Identify the lines that contain the string "this", then copy each of them.
START Material provided
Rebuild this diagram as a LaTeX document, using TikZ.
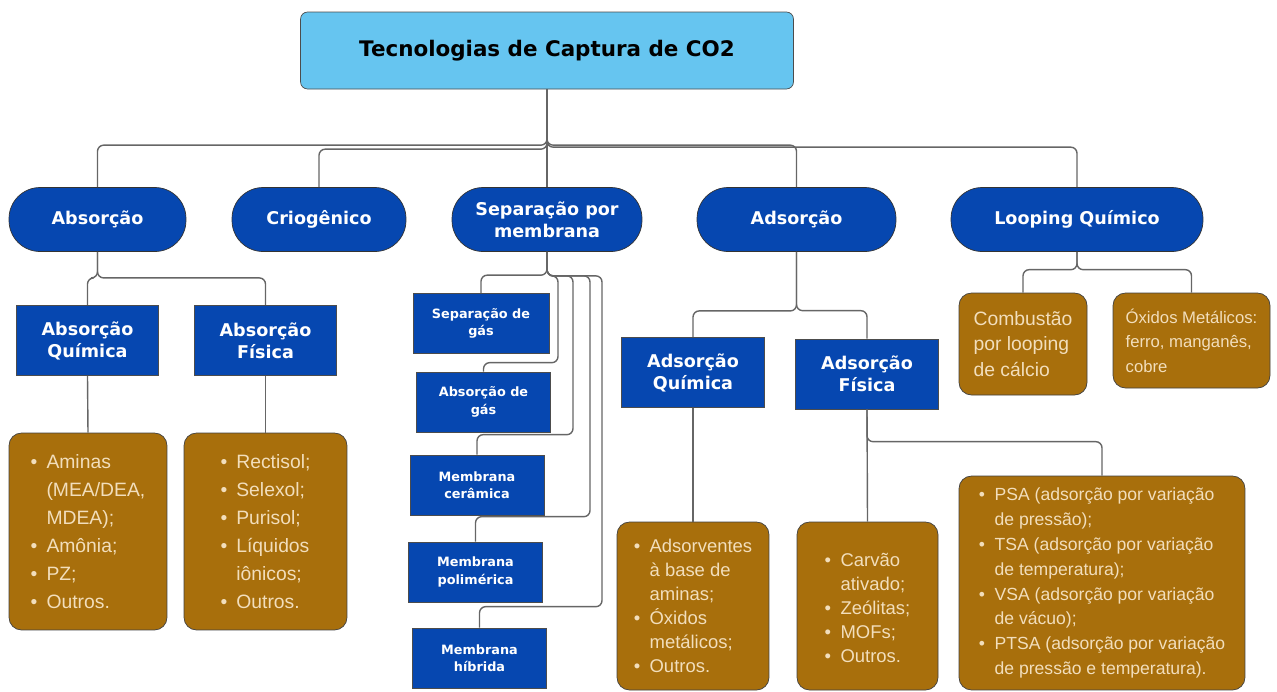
END Material provided
START Material provided
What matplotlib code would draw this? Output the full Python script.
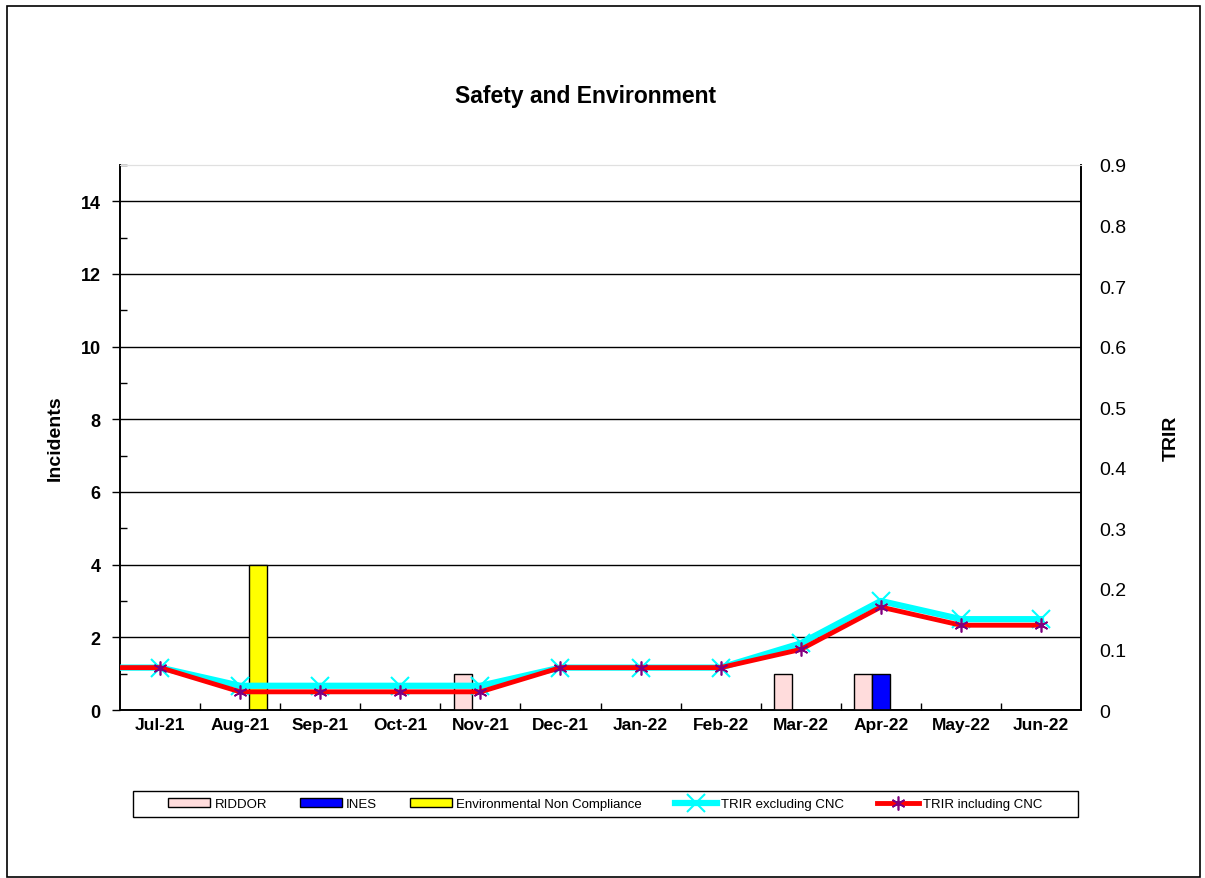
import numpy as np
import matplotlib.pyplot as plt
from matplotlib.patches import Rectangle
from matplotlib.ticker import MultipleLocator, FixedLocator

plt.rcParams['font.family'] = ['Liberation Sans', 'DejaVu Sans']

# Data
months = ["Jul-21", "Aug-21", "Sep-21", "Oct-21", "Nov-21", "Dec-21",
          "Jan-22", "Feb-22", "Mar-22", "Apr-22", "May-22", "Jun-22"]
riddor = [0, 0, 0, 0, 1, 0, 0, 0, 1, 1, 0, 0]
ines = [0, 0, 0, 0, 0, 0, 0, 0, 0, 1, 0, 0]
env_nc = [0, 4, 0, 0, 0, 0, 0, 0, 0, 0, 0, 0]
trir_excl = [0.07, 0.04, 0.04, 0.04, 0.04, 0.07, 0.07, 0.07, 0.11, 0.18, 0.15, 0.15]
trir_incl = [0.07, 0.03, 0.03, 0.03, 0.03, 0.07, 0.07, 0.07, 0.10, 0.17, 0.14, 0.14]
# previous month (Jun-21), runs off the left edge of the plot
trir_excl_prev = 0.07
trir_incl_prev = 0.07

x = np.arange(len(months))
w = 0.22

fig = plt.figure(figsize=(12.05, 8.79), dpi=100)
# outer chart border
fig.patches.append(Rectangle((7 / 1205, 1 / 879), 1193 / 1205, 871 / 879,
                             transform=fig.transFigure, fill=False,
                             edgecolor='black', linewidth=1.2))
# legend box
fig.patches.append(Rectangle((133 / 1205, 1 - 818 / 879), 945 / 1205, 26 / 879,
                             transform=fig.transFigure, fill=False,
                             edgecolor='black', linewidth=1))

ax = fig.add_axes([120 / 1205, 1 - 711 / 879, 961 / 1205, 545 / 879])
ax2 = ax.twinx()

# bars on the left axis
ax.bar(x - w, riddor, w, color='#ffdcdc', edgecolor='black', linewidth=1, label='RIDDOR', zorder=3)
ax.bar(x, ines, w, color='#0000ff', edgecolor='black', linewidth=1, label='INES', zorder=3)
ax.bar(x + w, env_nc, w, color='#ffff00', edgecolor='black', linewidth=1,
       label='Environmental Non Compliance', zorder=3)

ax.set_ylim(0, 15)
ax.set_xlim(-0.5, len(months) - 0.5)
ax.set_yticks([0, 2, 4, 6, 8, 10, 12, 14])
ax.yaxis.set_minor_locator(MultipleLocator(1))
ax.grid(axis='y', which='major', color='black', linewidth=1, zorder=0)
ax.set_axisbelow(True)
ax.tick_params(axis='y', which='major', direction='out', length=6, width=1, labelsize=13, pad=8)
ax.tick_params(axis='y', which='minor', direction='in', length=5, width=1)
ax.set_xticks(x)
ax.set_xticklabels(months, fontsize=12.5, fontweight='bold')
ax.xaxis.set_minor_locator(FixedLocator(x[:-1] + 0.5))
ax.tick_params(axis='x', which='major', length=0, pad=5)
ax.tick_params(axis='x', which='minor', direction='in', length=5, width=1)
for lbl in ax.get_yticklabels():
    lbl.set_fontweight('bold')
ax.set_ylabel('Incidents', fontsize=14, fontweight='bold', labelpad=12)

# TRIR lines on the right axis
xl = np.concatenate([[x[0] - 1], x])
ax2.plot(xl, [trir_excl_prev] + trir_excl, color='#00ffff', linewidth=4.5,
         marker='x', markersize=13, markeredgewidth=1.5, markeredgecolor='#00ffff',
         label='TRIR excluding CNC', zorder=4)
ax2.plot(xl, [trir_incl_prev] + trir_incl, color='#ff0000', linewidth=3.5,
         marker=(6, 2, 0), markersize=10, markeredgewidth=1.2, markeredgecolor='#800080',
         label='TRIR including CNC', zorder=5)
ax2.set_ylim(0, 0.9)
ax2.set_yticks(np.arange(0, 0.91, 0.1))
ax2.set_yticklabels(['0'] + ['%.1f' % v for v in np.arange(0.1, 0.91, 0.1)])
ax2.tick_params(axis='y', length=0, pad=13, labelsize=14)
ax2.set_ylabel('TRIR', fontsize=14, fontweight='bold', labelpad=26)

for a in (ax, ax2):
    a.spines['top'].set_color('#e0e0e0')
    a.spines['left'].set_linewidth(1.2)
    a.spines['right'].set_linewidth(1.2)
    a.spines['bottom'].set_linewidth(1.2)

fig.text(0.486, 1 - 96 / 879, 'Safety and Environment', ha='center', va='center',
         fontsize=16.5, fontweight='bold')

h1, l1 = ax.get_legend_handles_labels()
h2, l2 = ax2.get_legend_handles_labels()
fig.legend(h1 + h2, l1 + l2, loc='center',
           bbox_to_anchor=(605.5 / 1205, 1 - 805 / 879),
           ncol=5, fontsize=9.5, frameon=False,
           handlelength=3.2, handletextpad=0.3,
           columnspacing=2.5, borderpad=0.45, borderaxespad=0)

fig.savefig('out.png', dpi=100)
END Material provided
START Material provided
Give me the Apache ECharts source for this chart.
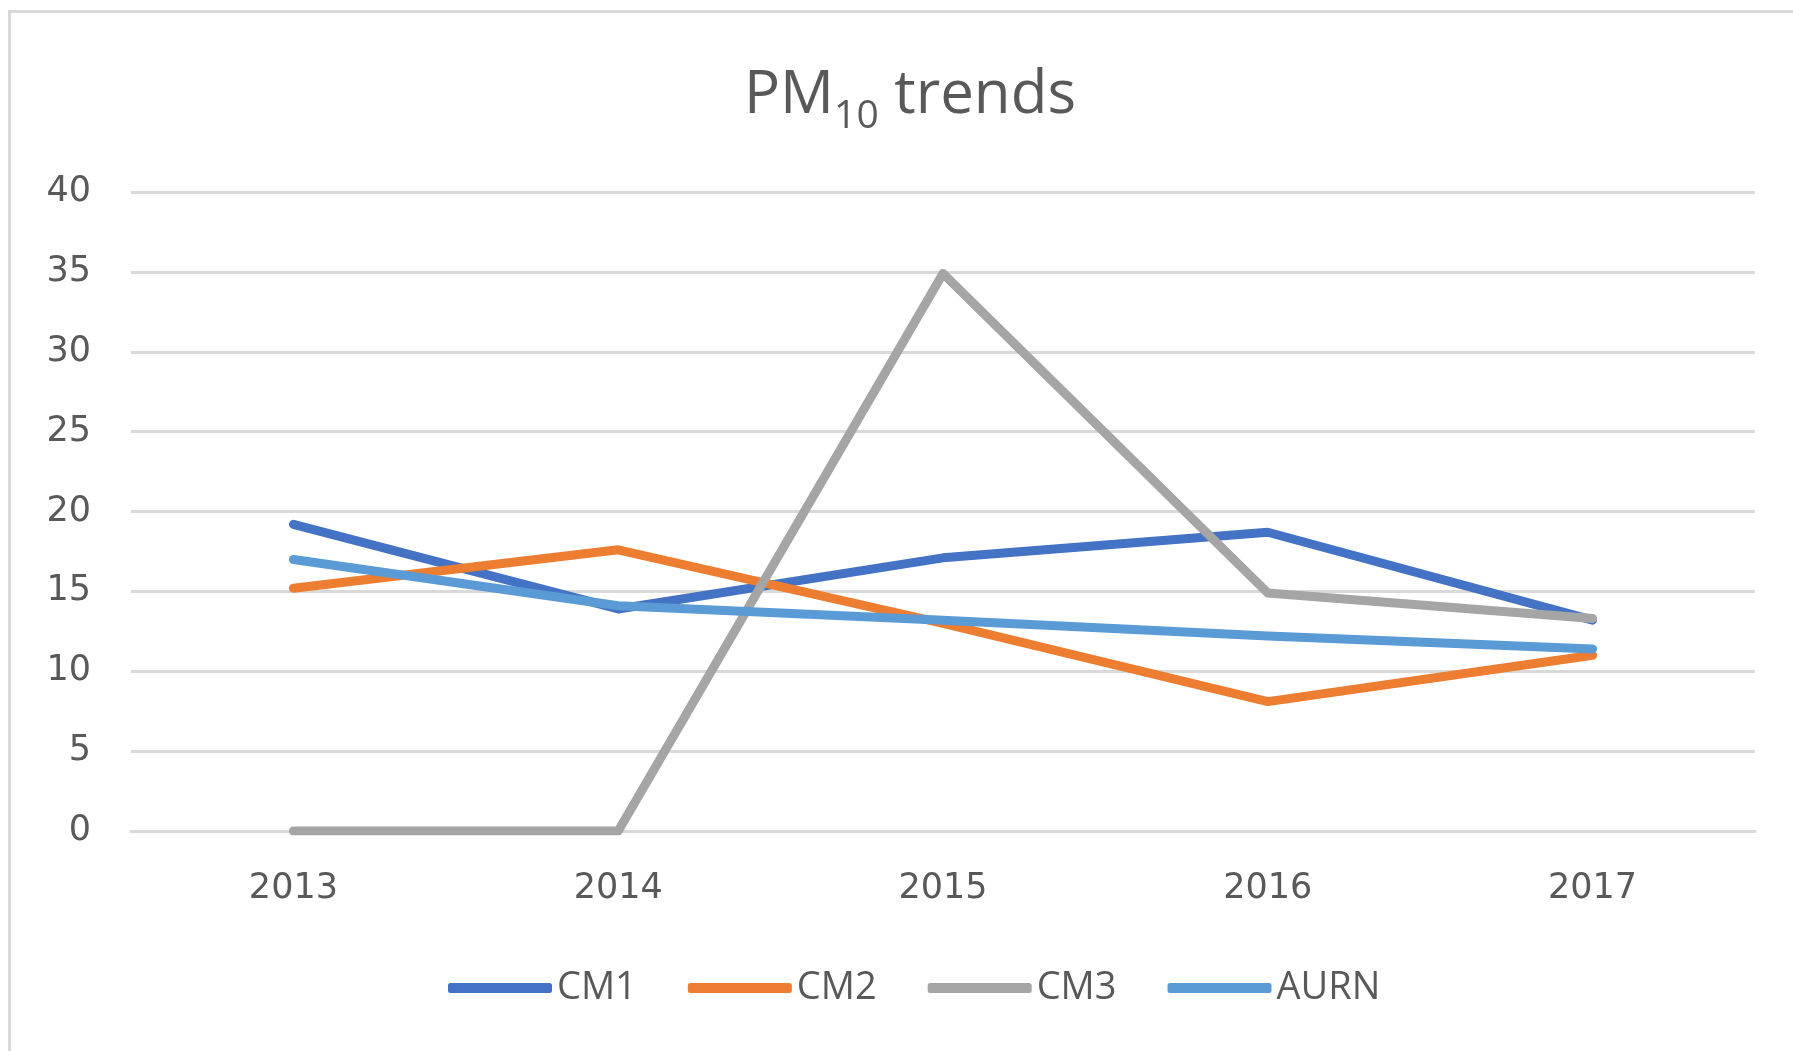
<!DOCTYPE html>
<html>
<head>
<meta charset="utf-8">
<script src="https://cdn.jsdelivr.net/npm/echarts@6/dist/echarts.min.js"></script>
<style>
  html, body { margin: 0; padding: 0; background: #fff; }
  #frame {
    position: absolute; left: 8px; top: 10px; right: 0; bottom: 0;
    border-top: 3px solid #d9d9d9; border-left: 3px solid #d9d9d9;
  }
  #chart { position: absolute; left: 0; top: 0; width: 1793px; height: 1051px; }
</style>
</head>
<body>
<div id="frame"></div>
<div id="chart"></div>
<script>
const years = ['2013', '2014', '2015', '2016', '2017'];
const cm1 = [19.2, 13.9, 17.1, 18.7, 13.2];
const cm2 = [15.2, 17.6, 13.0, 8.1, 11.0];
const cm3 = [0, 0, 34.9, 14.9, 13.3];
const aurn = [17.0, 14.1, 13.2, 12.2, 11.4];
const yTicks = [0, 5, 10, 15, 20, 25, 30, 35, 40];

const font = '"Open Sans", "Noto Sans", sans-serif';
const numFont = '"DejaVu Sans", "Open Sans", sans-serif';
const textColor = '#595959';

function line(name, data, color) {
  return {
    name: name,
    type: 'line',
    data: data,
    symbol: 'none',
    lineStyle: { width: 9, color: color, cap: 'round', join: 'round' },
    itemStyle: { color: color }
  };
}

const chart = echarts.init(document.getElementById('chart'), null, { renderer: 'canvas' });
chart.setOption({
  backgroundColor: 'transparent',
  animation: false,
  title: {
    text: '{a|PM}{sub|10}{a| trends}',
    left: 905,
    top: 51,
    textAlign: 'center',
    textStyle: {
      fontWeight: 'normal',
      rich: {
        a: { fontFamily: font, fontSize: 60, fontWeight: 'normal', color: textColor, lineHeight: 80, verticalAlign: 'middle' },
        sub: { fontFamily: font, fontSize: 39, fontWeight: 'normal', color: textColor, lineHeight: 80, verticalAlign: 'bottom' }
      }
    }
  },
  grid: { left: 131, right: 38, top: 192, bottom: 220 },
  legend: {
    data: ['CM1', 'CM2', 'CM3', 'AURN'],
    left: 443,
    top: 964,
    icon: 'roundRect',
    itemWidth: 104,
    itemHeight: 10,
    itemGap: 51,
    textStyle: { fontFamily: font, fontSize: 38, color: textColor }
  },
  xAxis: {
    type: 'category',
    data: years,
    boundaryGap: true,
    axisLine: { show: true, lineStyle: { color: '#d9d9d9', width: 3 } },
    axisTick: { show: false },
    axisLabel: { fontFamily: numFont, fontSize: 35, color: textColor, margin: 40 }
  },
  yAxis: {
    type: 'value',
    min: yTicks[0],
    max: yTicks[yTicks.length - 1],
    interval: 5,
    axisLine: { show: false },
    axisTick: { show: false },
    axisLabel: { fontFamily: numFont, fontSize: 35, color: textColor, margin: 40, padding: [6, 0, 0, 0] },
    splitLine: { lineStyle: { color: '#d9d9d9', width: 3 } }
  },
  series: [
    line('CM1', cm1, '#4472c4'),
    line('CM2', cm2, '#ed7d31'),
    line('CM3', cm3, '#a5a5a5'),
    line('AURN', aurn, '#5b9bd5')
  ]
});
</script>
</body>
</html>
END Material provided
-- Solved problem --
Rebuild this diagram as a LaTeX document, using TikZ.
What matplotlib code would draw this? Output the full Python script.
Give me the Apache ECharts source for this chart.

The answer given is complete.